Leave out the pictures and copy everything else below exactly.

(DATA):
● ● ● ● ● ● ●

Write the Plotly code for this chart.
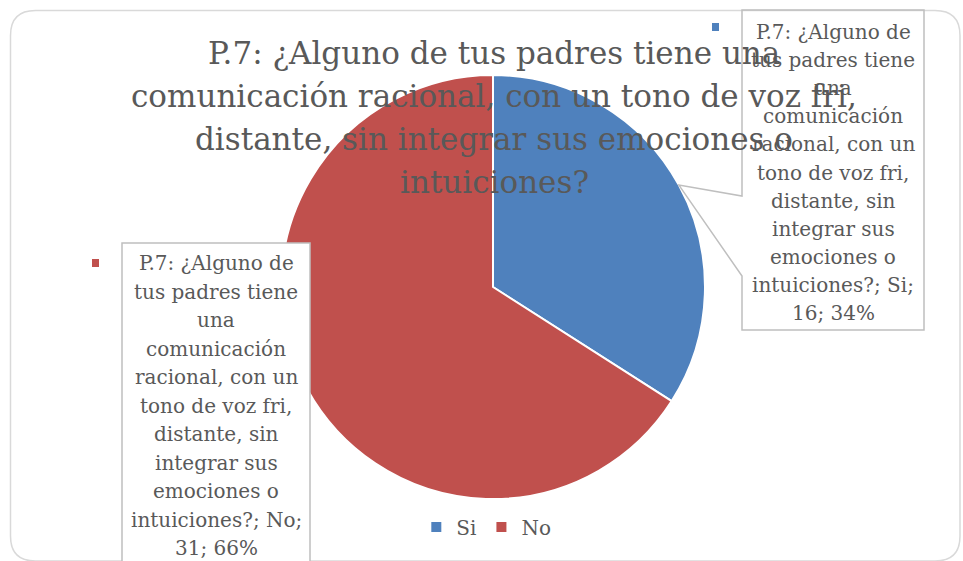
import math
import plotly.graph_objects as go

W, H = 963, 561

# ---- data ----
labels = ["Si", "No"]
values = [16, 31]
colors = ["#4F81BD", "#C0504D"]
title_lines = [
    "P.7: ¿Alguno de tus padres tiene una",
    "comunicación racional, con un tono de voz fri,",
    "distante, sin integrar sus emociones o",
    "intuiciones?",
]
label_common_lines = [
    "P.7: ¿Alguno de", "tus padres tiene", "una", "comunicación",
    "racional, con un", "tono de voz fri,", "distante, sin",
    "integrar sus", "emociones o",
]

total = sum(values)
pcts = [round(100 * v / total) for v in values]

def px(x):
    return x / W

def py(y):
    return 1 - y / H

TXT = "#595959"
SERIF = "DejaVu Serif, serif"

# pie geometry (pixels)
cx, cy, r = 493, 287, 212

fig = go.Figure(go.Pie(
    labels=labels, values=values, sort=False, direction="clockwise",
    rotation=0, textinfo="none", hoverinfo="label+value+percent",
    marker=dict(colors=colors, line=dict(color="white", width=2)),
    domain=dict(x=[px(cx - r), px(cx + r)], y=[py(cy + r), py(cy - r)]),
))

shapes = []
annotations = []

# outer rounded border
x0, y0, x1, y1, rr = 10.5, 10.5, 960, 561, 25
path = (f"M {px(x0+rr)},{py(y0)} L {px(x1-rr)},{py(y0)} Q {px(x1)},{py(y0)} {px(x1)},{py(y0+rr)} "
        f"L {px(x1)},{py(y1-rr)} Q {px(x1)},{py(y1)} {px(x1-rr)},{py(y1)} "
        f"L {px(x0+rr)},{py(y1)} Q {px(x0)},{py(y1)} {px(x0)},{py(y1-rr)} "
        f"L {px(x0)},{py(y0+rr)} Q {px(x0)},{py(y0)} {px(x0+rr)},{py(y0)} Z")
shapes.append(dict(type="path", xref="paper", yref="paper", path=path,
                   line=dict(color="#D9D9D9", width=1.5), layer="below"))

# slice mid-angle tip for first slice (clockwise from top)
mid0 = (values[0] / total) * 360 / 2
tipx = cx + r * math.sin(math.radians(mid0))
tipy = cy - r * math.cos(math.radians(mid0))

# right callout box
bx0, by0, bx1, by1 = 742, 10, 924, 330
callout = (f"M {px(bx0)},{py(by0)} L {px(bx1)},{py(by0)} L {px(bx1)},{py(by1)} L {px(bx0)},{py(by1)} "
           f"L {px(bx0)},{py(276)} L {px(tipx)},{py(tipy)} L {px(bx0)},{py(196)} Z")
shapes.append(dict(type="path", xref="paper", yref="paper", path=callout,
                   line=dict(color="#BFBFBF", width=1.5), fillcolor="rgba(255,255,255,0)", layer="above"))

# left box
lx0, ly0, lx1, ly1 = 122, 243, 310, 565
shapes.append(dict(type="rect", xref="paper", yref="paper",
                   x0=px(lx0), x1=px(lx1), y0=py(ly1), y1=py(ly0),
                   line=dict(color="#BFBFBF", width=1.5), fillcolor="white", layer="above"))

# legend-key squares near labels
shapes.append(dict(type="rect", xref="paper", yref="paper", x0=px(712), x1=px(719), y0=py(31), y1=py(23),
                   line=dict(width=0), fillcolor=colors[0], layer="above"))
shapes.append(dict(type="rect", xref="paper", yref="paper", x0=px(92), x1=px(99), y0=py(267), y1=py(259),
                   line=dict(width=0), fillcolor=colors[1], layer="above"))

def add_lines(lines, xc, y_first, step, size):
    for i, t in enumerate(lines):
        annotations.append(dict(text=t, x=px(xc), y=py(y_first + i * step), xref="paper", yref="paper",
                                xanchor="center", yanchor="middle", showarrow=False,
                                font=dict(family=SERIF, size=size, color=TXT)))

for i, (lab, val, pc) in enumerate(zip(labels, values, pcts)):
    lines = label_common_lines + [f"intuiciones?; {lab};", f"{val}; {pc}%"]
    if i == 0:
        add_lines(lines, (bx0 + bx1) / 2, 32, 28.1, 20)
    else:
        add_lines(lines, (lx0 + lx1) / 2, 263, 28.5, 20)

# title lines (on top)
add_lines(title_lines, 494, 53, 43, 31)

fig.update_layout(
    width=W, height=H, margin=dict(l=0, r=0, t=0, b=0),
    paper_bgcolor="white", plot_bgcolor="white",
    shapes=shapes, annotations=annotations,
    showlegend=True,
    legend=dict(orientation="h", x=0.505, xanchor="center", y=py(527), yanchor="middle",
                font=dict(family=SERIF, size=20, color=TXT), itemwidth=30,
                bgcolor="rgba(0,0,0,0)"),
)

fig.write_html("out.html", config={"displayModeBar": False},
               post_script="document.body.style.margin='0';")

● ● ● ● ● ● ●

(FINAL RESULT):
Write the Plotly code for this chart.
import math
import plotly.graph_objects as go

W, H = 963, 561

# ---- data ----
labels = ["Si", "No"]
values = [16, 31]
colors = ["#4F81BD", "#C0504D"]
title_lines = [
    "P.7: ¿Alguno de tus padres tiene una",
    "comunicación racional, con un tono de voz fri,",
    "distante, sin integrar sus emociones o",
    "intuiciones?",
]
label_common_lines = [
    "P.7: ¿Alguno de", "tus padres tiene", "una", "comunicación",
    "racional, con un", "tono de voz fri,", "distante, sin",
    "integrar sus", "emociones o",
]

total = sum(values)
pcts = [round(100 * v / total) for v in values]

def px(x):
    return x / W

def py(y):
    return 1 - y / H

TXT = "#595959"
SERIF = "DejaVu Serif, serif"

# pie geometry (pixels)
cx, cy, r = 493, 287, 212

fig = go.Figure(go.Pie(
    labels=labels, values=values, sort=False, direction="clockwise",
    rotation=0, textinfo="none", hoverinfo="label+value+percent",
    marker=dict(colors=colors, line=dict(color="white", width=2)),
    domain=dict(x=[px(cx - r), px(cx + r)], y=[py(cy + r), py(cy - r)]),
))

shapes = []
annotations = []

# outer rounded border
x0, y0, x1, y1, rr = 10.5, 10.5, 960, 561, 25
path = (f"M {px(x0+rr)},{py(y0)} L {px(x1-rr)},{py(y0)} Q {px(x1)},{py(y0)} {px(x1)},{py(y0+rr)} "
        f"L {px(x1)},{py(y1-rr)} Q {px(x1)},{py(y1)} {px(x1-rr)},{py(y1)} "
        f"L {px(x0+rr)},{py(y1)} Q {px(x0)},{py(y1)} {px(x0)},{py(y1-rr)} "
        f"L {px(x0)},{py(y0+rr)} Q {px(x0)},{py(y0)} {px(x0+rr)},{py(y0)} Z")
shapes.append(dict(type="path", xref="paper", yref="paper", path=path,
                   line=dict(color="#D9D9D9", width=1.5), layer="below"))

# slice mid-angle tip for first slice (clockwise from top)
mid0 = (values[0] / total) * 360 / 2
tipx = cx + r * math.sin(math.radians(mid0))
tipy = cy - r * math.cos(math.radians(mid0))

# right callout box
bx0, by0, bx1, by1 = 742, 10, 924, 330
callout = (f"M {px(bx0)},{py(by0)} L {px(bx1)},{py(by0)} L {px(bx1)},{py(by1)} L {px(bx0)},{py(by1)} "
           f"L {px(bx0)},{py(276)} L {px(tipx)},{py(tipy)} L {px(bx0)},{py(196)} Z")
shapes.append(dict(type="path", xref="paper", yref="paper", path=callout,
                   line=dict(color="#BFBFBF", width=1.5), fillcolor="rgba(255,255,255,0)", layer="above"))

# left box
lx0, ly0, lx1, ly1 = 122, 243, 310, 565
shapes.append(dict(type="rect", xref="paper", yref="paper",
                   x0=px(lx0), x1=px(lx1), y0=py(ly1), y1=py(ly0),
                   line=dict(color="#BFBFBF", width=1.5), fillcolor="white", layer="above"))

# legend-key squares near labels
shapes.append(dict(type="rect", xref="paper", yref="paper", x0=px(712), x1=px(719), y0=py(31), y1=py(23),
                   line=dict(width=0), fillcolor=colors[0], layer="above"))
shapes.append(dict(type="rect", xref="paper", yref="paper", x0=px(92), x1=px(99), y0=py(267), y1=py(259),
                   line=dict(width=0), fillcolor=colors[1], layer="above"))

def add_lines(lines, xc, y_first, step, size):
    for i, t in enumerate(lines):
        annotations.append(dict(text=t, x=px(xc), y=py(y_first + i * step), xref="paper", yref="paper",
                                xanchor="center", yanchor="middle", showarrow=False,
                                font=dict(family=SERIF, size=size, color=TXT)))

for i, (lab, val, pc) in enumerate(zip(labels, values, pcts)):
    lines = label_common_lines + [f"intuiciones?; {lab};", f"{val}; {pc}%"]
    if i == 0:
        add_lines(lines, (bx0 + bx1) / 2, 32, 28.1, 20)
    else:
        add_lines(lines, (lx0 + lx1) / 2, 263, 28.5, 20)

# title lines (on top)
add_lines(title_lines, 494, 53, 43, 31)

fig.update_layout(
    width=W, height=H, margin=dict(l=0, r=0, t=0, b=0),
    paper_bgcolor="white", plot_bgcolor="white",
    shapes=shapes, annotations=annotations,
    showlegend=True,
    legend=dict(orientation="h", x=0.505, xanchor="center", y=py(527), yanchor="middle",
                font=dict(family=SERIF, size=20, color=TXT), itemwidth=30,
                bgcolor="rgba(0,0,0,0)"),
)

fig.write_html("out.html", config={"displayModeBar": False},
               post_script="document.body.style.margin='0';")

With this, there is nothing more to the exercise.